Police in the Mandalay region of Burma shot farmers who were protesting their land having been grabbed by the military. The protest, which took place this morning (14th August 2014) involved the farmers ploughing the fields that had been taken from them.
The farmers are from Nyaung Wine Village, Singu Township, Mandalay Region. Over 6,000 acres of their lands were confiscated in 1991 by the 121 Logistic Battalion. As usual in such cases of land grabbing, the farmers were not provided any compensation as per law.
This morning, when the farmers, numbering around 200, gathered for the protest against the military’s land grabbing, nearly 50 police personnel with weapons and shields arrived on the spot and shot at the farmers.
The Asian Human Rights Commission (AHRC) has learned that one of the victims of the shootings is Ma San Kyin Nu, a 30-year-old mother of two. She has been shot. As per the information received by activists on the ground, Ma San Kyin Nu has been admitted to Mandalay General Hospital for urgent medical treatment.
As a result of the police brutality, the protesting farmers disallowed the police from making any arrests. However, later, another 100 police personnel arrived and blockaded the entire village.
Across Burma, farmers are facing such vexing problems, where their land, their source of sustenance and community, has been taken forcibly taken from them by the military or relatives of senior milliard officials. And, the farmers’ attempts to cultivate this land, which they know belongs to them, is being met with brutal crackdown, by the military battalions, the courts, and now even police shootings.

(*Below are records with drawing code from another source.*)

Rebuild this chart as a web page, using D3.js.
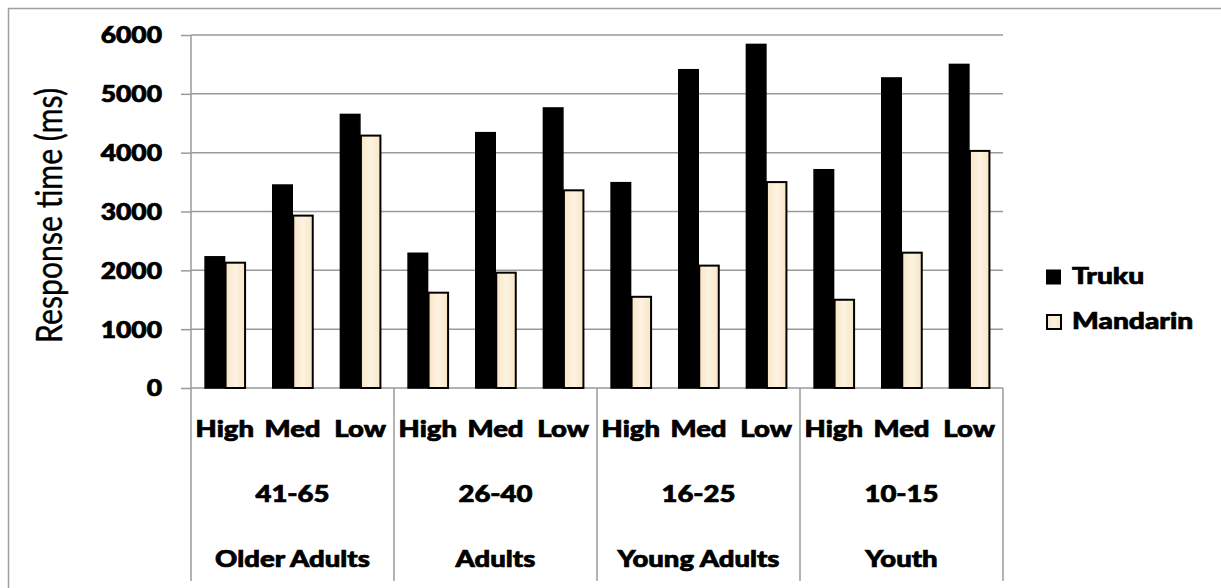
<!DOCTYPE html>
<html>
<head>
<meta charset="utf-8">
<script src="https://cdn.jsdelivr.net/npm/d3@7"></script>
<style>
  html, body { margin: 0; padding: 0; background: #ffffff; }
  svg { display: block; }
  text { font-family: Lato, "Noto Sans", sans-serif; fill: #000; }
  .heavy { stroke: #000; stroke-width: 0.7px; paint-order: stroke; }
</style>
</head>
<body>
<svg id="chart" width="1221" height="588"></svg>
<script>
// Age groups, their age ranges and proficiency levels
const groups = ["Older Adults", "Adults", "Young Adults", "Youth"];
const ageRanges = ["41-65", "26-40", "16-25", "10-15"];
const levels = ["High", "Med", "Low"];
const seriesNames = ["Truku", "Mandarin"];

// Mean response time (ms), ordered group by group, High/Med/Low
const truku    = [2230, 3450, 4650, 2290, 4340, 4760, 3490, 5410, 5840, 3710, 5270, 5500];
const mandarin = [2130, 2930, 4290, 1620, 1960, 3360, 1550, 2080, 3500, 1500, 2300, 4030];

const yTicks = [0, 1000, 2000, 3000, 4000, 5000, 6000];
const yTitle = "Response time (ms)";

const svg = d3.select("#chart");

// Plot area
const plotLeft = 191, plotRight = 1003, plotTop = 35, plotBottom = 388;
const sepBottom = 581;

const rows = groups.flatMap((g, gi) => levels.map((l, li) => {
  const i = gi * levels.length + li;
  return { key: g + "|" + l, group: g, level: l, values: [truku[i], mandarin[i]] };
}));

const x = d3.scaleBand().domain(rows.map(d => d.key)).range([plotLeft, plotRight])
  .paddingInner(0.394).paddingOuter(0.197);
const xGroup = d3.scaleBand().domain(groups).range([plotLeft, plotRight]).padding(0);
const xSeries = d3.scaleBand().domain(seriesNames).range([0, x.bandwidth()]).padding(0);
const y = d3.scaleLinear().domain([0, 6000]).range([plotBottom, plotTop]);

const gridColor = "#9a9a9a";

// Outer frame (left and top edges)
svg.append("path")
  .attr("d", "M8.5,588 V8.5 H1221")
  .attr("fill", "none").attr("stroke", "#a0a0a0").attr("stroke-width", 1.5);

// Horizontal gridlines
svg.append("g").selectAll("line").data(yTicks).join("line")
  .attr("x1", plotLeft).attr("x2", plotRight)
  .attr("y1", d => y(d)).attr("y2", d => y(d))
  .attr("stroke", gridColor).attr("stroke-width", 1.5);

// Mandarin bar fill
const defs = svg.append("defs");
const grad = defs.append("linearGradient").attr("id", "cream").attr("x1", 0).attr("x2", 1).attr("y1", 0).attr("y2", 0);
grad.append("stop").attr("offset", "0%").attr("stop-color", "#f8e5c4");
grad.append("stop").attr("offset", "50%").attr("stop-color", "#fdf3e2");
grad.append("stop").attr("offset", "100%").attr("stop-color", "#f8e5c4");

const fills = { Truku: "#000000", Mandarin: "url(#cream)" };

// Bars
const cat = svg.append("g").selectAll("g").data(rows).join("g")
  .attr("transform", d => `translate(${x(d.key)},0)`);
cat.selectAll("rect").data(d => d.values.map((v, i) => ({ s: seriesNames[i], v })))
  .join("rect")
  .attr("x", d => xSeries(d.s) + 0.75)
  .attr("width", xSeries.bandwidth() - 1)
  .attr("y", d => y(d.v))
  .attr("height", d => y(0) - y(d.v))
  .attr("fill", d => fills[d.s])
  .attr("stroke", "#000")
  .attr("stroke-width", d => d.s === "Mandarin" ? 2 : 1.5);

// Value axis
const yAxis = d3.axisLeft(y).tickValues(yTicks).tickSize(10).tickPadding(19).tickFormat(d3.format("d"));
const yg = svg.append("g").attr("transform", `translate(${plotLeft},0)`).call(yAxis);
yg.select(".domain").remove();
yg.selectAll(".tick line").attr("stroke", gridColor).attr("stroke-width", 1.5);
yg.selectAll(".tick text")
  .attr("class", "heavy")
  .attr("font-size", 22).attr("font-weight", 900)
  .attr("font-family", "Lato").attr("dy", "0.36em").attr("fill", "#000");

// Vertical axis line continuing down through the category table
svg.append("line").attr("x1", plotLeft).attr("x2", plotLeft).attr("y1", plotTop).attr("y2", sepBottom)
  .attr("stroke", gridColor).attr("stroke-width", 1.5);

// Group separators of the category table
svg.append("g").selectAll("line").data(groups).join("line")
  .attr("x1", d => xGroup(d) + xGroup.bandwidth()).attr("x2", d => xGroup(d) + xGroup.bandwidth())
  .attr("y1", plotBottom).attr("y2", sepBottom)
  .attr("stroke", gridColor).attr("stroke-width", 1.5);

// Category labels: level, age range, group name
const labels = svg.append("g").attr("font-size", 22).attr("font-weight", 900).attr("text-anchor", "middle");
labels.selectAll("text.level").data(rows).join("text").attr("class", "level heavy")
  .attr("x", d => x(d.key) + x.bandwidth() / 2).attr("y", 436.5).text(d => d.level);
labels.selectAll("text.age").data(groups).join("text").attr("class", "age heavy")
  .attr("x", d => xGroup(d) + xGroup.bandwidth() / 2).attr("y", 501.5).text((d, i) => ageRanges[i]);
labels.selectAll("text.grp").data(groups).join("text").attr("class", "grp heavy")
  .attr("x", d => xGroup(d) + xGroup.bandwidth() / 2).attr("y", 566.5).text(d => d);

// Axis title
svg.append("text")
  .attr("id", "ytitle")
  .attr("transform", "translate(61.5,215.5) rotate(-90)")
  .attr("text-anchor", "middle").attr("font-size", 36).attr("font-weight", 400)
  .attr("stroke", "#000").attr("stroke-width", 0.4)
  .text(yTitle);

// Legend
const legend = svg.append("g").attr("transform", "translate(1046,0)");
const legY = [269.5, 314];
legend.selectAll("rect").data(seriesNames).join("rect")
  .attr("x", d => d === "Mandarin" ? 1 : 0)
  .attr("y", (d, i) => legY[i] + (d === "Mandarin" ? 1 : 0))
  .attr("width", d => d === "Mandarin" ? 14 : 15)
  .attr("height", d => d === "Mandarin" ? 14 : 15)
  .attr("fill", d => fills[d]).attr("stroke", d => d === "Mandarin" ? "#000" : "none").attr("stroke-width", 2);
legend.selectAll("text").data(seriesNames).join("text")
  .attr("class", "heavy")
  .attr("x", 26).attr("y", (d, i) => legY[i] + 14.5)
  .attr("font-size", 22).attr("font-weight", 900).text(d => d);

// Widen the bold labels to the chart's broad lettering
function widen(sel, k) {
  sel.each(function () {
    const n = this.getComputedTextLength();
    this.setAttribute("textLength", (n * k).toFixed(1));
    this.setAttribute("lengthAdjust", "spacingAndGlyphs");
  });
}
widen(yg.selectAll(".tick text"), 1.2);
widen(labels.selectAll("text"), 1.25);
widen(legend.selectAll("text"), 1.28);
d3.select("#ytitle").attr("textLength", 255).attr("lengthAdjust", "spacingAndGlyphs");
</script>
</body>
</html>
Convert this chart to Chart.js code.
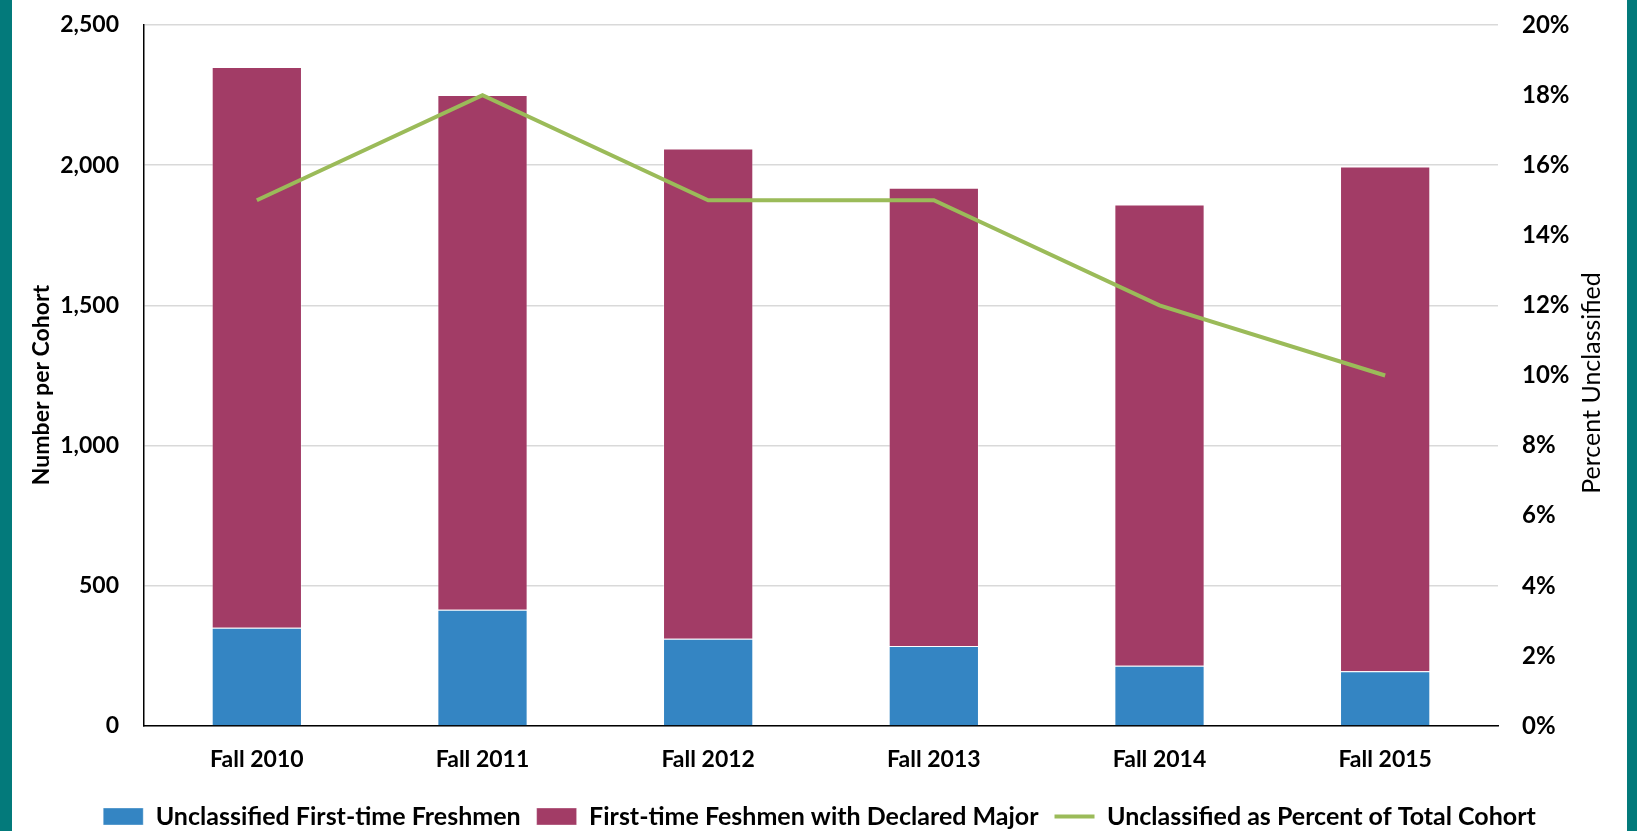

Recently, the AHRC received information about farmers from Kanbalu Township who are being sentenced to prison terms for “trespassing” on their own land (AHRC-UAU-025-2014). The AHRC has also documented other incidents of farmer’s land being grabbed by the military and by private corporations (AHRC-STM-143-2014). These cases establish a clear pattern of the military abusing its power and an absence of any system of redress. Furthermore, it is clear that the Burmese government has failed to provide any legal framework, protection, or remedy to the hapless rural population of the nation.
This pattern of land grabbing and violent followup to the original crime, without any possibility of legal recourse for the victim farmers, and this most recent shooting, indicates that there is not even a vestige of the rule of law in Burma.
The AHRC condemns the violence displayed by the police to intimidate the citizens, and insists that the government sets the farmers free immediately. The AHRC urges the government of Burma to solve these land problems in a peaceful way and uphold the farmers rights to their land. Burma must make these changes if it would like to make a claim of being a democratic and free nation.